The blood shed in Iraq continues while anti-sentiment grows between America and the rest of the world. According to journalist George Soros of England, the invasion of Iraq was the first practical application of the pernicious Bush doctrine of pre-emptive military action, and it elicited an allergic reaction worldwide–not because anyone had anything good to say about Saddam Hussein, but because the Bush administration insisted on invading Iraq unilaterally without any clear evidence that he had anything to do with September 11 or that he possessed weapons of mass destruction.
Associated Press reports nearly two months have passed since Saddam Hussein’s capture, yet American soldiers are still dying at a rate of more than one a day. Forty-five soldiers died in January and three more in the first three days of February. The January toll was five more than in December, despite hope that Saddam’s December 13 capture would weaken the insurgency and slow the killings.
The worst month was November when 82 died. In October 43 soldiers were killed; September saw 30 deaths; and 35 service personnel were killed in August.
January was the second deadliest month for American soldiers in Iraq since President Bush declared the end of major combat.U.S. Army officials in Iraq recently have cited a reduction in attacks against soldiers as a sign of progress.
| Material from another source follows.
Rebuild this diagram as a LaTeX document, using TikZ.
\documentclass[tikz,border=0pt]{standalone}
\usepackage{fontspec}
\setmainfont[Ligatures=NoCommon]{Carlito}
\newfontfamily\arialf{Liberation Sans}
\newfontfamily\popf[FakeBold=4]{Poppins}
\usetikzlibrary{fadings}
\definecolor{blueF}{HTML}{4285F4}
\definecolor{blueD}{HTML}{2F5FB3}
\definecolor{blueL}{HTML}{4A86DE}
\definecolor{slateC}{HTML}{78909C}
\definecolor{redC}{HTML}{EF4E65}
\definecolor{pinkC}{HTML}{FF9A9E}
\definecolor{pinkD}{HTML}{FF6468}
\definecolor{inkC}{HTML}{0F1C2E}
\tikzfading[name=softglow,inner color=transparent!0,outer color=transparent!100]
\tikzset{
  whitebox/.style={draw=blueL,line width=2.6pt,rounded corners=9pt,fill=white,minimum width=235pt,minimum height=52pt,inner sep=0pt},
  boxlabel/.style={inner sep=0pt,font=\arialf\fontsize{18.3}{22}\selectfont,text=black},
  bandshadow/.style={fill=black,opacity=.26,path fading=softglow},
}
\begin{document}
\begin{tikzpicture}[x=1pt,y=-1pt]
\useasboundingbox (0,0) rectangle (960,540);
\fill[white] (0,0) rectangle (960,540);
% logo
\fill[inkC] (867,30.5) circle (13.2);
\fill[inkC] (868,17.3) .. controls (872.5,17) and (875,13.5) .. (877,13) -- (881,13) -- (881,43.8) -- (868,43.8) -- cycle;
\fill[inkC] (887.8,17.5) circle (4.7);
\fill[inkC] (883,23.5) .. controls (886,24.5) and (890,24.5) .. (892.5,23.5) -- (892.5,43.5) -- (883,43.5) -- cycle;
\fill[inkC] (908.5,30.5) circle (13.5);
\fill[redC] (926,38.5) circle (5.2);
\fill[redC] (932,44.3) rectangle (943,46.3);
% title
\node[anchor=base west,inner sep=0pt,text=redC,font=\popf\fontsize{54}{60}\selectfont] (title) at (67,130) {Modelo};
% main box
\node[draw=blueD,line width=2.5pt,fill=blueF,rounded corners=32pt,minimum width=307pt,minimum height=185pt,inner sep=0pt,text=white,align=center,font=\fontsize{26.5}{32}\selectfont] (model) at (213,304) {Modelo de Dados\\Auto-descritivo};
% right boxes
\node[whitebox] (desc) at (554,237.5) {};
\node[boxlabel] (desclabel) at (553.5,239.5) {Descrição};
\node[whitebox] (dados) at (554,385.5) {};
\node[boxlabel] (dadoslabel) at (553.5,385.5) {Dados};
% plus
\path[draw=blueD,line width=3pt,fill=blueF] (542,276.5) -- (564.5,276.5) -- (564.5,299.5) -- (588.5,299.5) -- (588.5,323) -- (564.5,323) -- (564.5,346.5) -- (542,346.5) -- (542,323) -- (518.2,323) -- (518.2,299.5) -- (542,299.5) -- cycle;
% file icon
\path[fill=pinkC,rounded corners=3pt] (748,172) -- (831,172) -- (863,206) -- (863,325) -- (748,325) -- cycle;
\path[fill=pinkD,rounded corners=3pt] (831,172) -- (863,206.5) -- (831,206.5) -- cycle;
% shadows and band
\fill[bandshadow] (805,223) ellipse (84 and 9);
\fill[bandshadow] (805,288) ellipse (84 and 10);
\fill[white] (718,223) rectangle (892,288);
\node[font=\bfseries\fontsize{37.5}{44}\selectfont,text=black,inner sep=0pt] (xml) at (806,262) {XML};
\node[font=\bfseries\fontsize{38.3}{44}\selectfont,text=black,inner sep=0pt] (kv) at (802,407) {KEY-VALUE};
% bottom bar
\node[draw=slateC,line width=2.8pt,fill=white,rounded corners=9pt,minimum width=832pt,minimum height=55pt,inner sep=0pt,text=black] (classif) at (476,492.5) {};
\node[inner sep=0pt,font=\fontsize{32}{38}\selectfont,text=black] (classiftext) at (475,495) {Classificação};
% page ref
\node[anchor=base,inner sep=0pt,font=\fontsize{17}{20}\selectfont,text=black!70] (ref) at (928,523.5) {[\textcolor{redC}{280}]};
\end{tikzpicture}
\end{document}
However, attacks are growing deadlier. Roadside bombs in October, November and December on average, killed one soldier at a time. In January, there were four attacks in which the bomb killed three soldiers, the highest toll for any month since May, according to military data.
Top military spokesman in Iraq, Brigadier General Mark Kimmit acknowledged this trend in a briefing Tuesday, February 3, saying, “The overall number of attacks is going down. That is not, sadly, stopping the number of casualties.”
A week later, when asked about the subject again, Kimmit seemed ambivalent and reversed course. “As we’ve had a corresponding reduction in attacks, there has been a corresponding reduction in killed in action as well,” he said.
When told that the numbers in January suggest otherwise, Kimmit disputed that finding, saying, “I’m not going to get into a debate about the numbers.”
Meanwhile, as the first soldiers with the U.S. First Division arrive in the Persian Gulf to patrol some of the most dangerous turf in Iraq, the families they left behind are already asking the Pentagon’s No. 2 official about the next possible tour of duty.
“My husband’s going to go down to Iraq for a year,” Bonnie McCarty told Deputy Defense Secretary Paul D. Wolfowitz, who was there for a one-day visit. “When he comes back, is he going to go back again for a year because of the size of the Army?”
“We don’t want to keep going through this,” added McCarty, whose husband is a command sergeant major with the First Infantry.
According to the Los Angeles Times, such concerns underscore the plight of a U.S. military that is stretched thin and increasingly demanding more of its troops.